> [Instructions for the task]:
Give all the lines below again, exactly, with no pictures.

> [Available data]:
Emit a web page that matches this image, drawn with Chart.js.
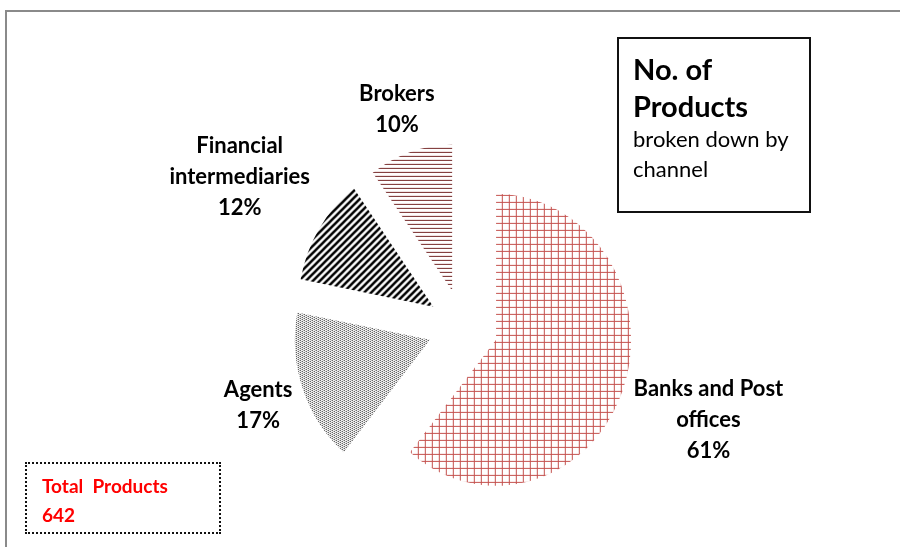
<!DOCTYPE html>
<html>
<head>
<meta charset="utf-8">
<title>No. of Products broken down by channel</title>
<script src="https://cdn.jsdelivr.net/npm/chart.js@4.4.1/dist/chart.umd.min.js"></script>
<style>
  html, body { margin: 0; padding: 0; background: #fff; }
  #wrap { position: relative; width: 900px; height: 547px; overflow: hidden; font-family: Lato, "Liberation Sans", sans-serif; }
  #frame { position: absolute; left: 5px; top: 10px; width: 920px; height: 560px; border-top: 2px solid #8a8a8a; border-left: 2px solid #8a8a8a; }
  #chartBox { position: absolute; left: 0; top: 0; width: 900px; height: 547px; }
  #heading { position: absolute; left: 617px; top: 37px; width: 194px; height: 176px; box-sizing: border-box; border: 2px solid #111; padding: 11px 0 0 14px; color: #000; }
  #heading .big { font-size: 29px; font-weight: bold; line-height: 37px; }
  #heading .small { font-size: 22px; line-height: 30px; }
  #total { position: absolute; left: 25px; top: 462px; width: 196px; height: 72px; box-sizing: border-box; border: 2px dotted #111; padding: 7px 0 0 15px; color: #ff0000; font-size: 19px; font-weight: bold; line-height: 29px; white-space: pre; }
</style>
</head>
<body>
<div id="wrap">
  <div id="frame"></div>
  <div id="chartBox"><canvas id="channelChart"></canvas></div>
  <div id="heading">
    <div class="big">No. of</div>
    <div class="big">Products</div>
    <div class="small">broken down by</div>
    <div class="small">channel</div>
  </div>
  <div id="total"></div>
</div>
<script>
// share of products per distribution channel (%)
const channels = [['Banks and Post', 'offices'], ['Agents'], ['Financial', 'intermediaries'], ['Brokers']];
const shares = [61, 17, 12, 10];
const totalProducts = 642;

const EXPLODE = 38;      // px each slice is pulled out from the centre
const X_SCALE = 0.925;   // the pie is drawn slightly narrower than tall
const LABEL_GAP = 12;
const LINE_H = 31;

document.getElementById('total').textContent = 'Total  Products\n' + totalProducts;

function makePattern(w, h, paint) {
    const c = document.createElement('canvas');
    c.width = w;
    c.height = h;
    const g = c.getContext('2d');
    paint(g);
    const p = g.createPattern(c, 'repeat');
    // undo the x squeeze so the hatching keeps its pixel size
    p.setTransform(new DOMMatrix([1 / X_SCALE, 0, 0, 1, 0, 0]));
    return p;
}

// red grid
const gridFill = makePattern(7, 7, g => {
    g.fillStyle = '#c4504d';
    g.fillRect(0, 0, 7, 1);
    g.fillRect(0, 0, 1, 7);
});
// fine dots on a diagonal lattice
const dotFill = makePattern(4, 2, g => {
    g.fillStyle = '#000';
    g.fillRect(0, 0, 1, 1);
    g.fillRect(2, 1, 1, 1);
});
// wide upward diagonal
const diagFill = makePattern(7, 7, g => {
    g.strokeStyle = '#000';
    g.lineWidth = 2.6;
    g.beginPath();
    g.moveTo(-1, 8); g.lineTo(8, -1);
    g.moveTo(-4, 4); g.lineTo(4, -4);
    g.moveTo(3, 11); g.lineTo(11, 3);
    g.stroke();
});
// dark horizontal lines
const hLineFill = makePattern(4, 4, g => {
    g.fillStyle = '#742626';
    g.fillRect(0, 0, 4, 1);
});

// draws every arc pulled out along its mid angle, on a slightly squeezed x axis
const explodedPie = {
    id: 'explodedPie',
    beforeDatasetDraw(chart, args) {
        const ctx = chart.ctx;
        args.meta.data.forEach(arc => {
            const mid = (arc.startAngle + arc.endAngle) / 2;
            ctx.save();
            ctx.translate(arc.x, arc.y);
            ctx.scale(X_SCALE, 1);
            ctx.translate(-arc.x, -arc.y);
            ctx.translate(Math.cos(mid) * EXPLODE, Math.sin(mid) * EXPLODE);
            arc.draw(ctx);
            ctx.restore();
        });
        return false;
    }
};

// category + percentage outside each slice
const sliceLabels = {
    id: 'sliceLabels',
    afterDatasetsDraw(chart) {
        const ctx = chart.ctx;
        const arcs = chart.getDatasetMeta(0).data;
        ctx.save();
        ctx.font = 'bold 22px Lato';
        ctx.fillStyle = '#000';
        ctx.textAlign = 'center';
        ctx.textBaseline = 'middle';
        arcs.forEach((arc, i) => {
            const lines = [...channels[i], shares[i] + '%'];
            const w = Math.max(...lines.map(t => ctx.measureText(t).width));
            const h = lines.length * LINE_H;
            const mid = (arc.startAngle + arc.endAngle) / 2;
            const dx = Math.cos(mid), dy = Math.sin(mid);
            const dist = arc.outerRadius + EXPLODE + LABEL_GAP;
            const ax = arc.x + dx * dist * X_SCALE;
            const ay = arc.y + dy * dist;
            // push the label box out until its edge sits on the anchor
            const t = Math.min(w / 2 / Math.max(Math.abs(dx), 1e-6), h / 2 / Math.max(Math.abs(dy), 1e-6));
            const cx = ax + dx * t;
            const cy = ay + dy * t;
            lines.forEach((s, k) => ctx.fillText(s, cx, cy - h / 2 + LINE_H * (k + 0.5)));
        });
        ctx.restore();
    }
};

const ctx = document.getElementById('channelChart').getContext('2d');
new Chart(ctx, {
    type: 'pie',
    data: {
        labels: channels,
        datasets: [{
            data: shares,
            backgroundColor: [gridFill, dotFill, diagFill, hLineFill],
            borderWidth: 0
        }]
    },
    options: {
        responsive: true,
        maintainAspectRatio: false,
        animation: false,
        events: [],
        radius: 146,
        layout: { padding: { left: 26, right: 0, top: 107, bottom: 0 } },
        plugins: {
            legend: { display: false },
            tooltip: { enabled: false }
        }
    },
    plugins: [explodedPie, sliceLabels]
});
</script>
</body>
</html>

> [Reply to the exercise]:
Emit a web page that matches this image, drawn with Chart.js.
<!DOCTYPE html>
<html>
<head>
<meta charset="utf-8">
<title>No. of Products broken down by channel</title>
<script src="https://cdn.jsdelivr.net/npm/chart.js@4.4.1/dist/chart.umd.min.js"></script>
<style>
  html, body { margin: 0; padding: 0; background: #fff; }
  #wrap { position: relative; width: 900px; height: 547px; overflow: hidden; font-family: Lato, "Liberation Sans", sans-serif; }
  #frame { position: absolute; left: 5px; top: 10px; width: 920px; height: 560px; border-top: 2px solid #8a8a8a; border-left: 2px solid #8a8a8a; }
  #chartBox { position: absolute; left: 0; top: 0; width: 900px; height: 547px; }
  #heading { position: absolute; left: 617px; top: 37px; width: 194px; height: 176px; box-sizing: border-box; border: 2px solid #111; padding: 11px 0 0 14px; color: #000; }
  #heading .big { font-size: 29px; font-weight: bold; line-height: 37px; }
  #heading .small { font-size: 22px; line-height: 30px; }
  #total { position: absolute; left: 25px; top: 462px; width: 196px; height: 72px; box-sizing: border-box; border: 2px dotted #111; padding: 7px 0 0 15px; color: #ff0000; font-size: 19px; font-weight: bold; line-height: 29px; white-space: pre; }
</style>
</head>
<body>
<div id="wrap">
  <div id="frame"></div>
  <div id="chartBox"><canvas id="channelChart"></canvas></div>
  <div id="heading">
    <div class="big">No. of</div>
    <div class="big">Products</div>
    <div class="small">broken down by</div>
    <div class="small">channel</div>
  </div>
  <div id="total"></div>
</div>
<script>
// share of products per distribution channel (%)
const channels = [['Banks and Post', 'offices'], ['Agents'], ['Financial', 'intermediaries'], ['Brokers']];
const shares = [61, 17, 12, 10];
const totalProducts = 642;

const EXPLODE = 38;      // px each slice is pulled out from the centre
const X_SCALE = 0.925;   // the pie is drawn slightly narrower than tall
const LABEL_GAP = 12;
const LINE_H = 31;

document.getElementById('total').textContent = 'Total  Products\n' + totalProducts;

function makePattern(w, h, paint) {
    const c = document.createElement('canvas');
    c.width = w;
    c.height = h;
    const g = c.getContext('2d');
    paint(g);
    const p = g.createPattern(c, 'repeat');
    // undo the x squeeze so the hatching keeps its pixel size
    p.setTransform(new DOMMatrix([1 / X_SCALE, 0, 0, 1, 0, 0]));
    return p;
}

// red grid
const gridFill = makePattern(7, 7, g => {
    g.fillStyle = '#c4504d';
    g.fillRect(0, 0, 7, 1);
    g.fillRect(0, 0, 1, 7);
});
// fine dots on a diagonal lattice
const dotFill = makePattern(4, 2, g => {
    g.fillStyle = '#000';
    g.fillRect(0, 0, 1, 1);
    g.fillRect(2, 1, 1, 1);
});
// wide upward diagonal
const diagFill = makePattern(7, 7, g => {
    g.strokeStyle = '#000';
    g.lineWidth = 2.6;
    g.beginPath();
    g.moveTo(-1, 8); g.lineTo(8, -1);
    g.moveTo(-4, 4); g.lineTo(4, -4);
    g.moveTo(3, 11); g.lineTo(11, 3);
    g.stroke();
});
// dark horizontal lines
const hLineFill = makePattern(4, 4, g => {
    g.fillStyle = '#742626';
    g.fillRect(0, 0, 4, 1);
});

// draws every arc pulled out along its mid angle, on a slightly squeezed x axis
const explodedPie = {
    id: 'explodedPie',
    beforeDatasetDraw(chart, args) {
        const ctx = chart.ctx;
        args.meta.data.forEach(arc => {
            const mid = (arc.startAngle + arc.endAngle) / 2;
            ctx.save();
            ctx.translate(arc.x, arc.y);
            ctx.scale(X_SCALE, 1);
            ctx.translate(-arc.x, -arc.y);
            ctx.translate(Math.cos(mid) * EXPLODE, Math.sin(mid) * EXPLODE);
            arc.draw(ctx);
            ctx.restore();
        });
        return false;
    }
};

// category + percentage outside each slice
const sliceLabels = {
    id: 'sliceLabels',
    afterDatasetsDraw(chart) {
        const ctx = chart.ctx;
        const arcs = chart.getDatasetMeta(0).data;
        ctx.save();
        ctx.font = 'bold 22px Lato';
        ctx.fillStyle = '#000';
        ctx.textAlign = 'center';
        ctx.textBaseline = 'middle';
        arcs.forEach((arc, i) => {
            const lines = [...channels[i], shares[i] + '%'];
            const w = Math.max(...lines.map(t => ctx.measureText(t).width));
            const h = lines.length * LINE_H;
            const mid = (arc.startAngle + arc.endAngle) / 2;
            const dx = Math.cos(mid), dy = Math.sin(mid);
            const dist = arc.outerRadius + EXPLODE + LABEL_GAP;
            const ax = arc.x + dx * dist * X_SCALE;
            const ay = arc.y + dy * dist;
            // push the label box out until its edge sits on the anchor
            const t = Math.min(w / 2 / Math.max(Math.abs(dx), 1e-6), h / 2 / Math.max(Math.abs(dy), 1e-6));
            const cx = ax + dx * t;
            const cy = ay + dy * t;
            lines.forEach((s, k) => ctx.fillText(s, cx, cy - h / 2 + LINE_H * (k + 0.5)));
        });
        ctx.restore();
    }
};

const ctx = document.getElementById('channelChart').getContext('2d');
new Chart(ctx, {
    type: 'pie',
    data: {
        labels: channels,
        datasets: [{
            data: shares,
            backgroundColor: [gridFill, dotFill, diagFill, hLineFill],
            borderWidth: 0
        }]
    },
    options: {
        responsive: true,
        maintainAspectRatio: false,
        animation: false,
        events: [],
        radius: 146,
        layout: { padding: { left: 26, right: 0, top: 107, bottom: 0 } },
        plugins: {
            legend: { display: false },
            tooltip: { enabled: false }
        }
    },
    plugins: [explodedPie, sliceLabels]
});
</script>
</body>
</html>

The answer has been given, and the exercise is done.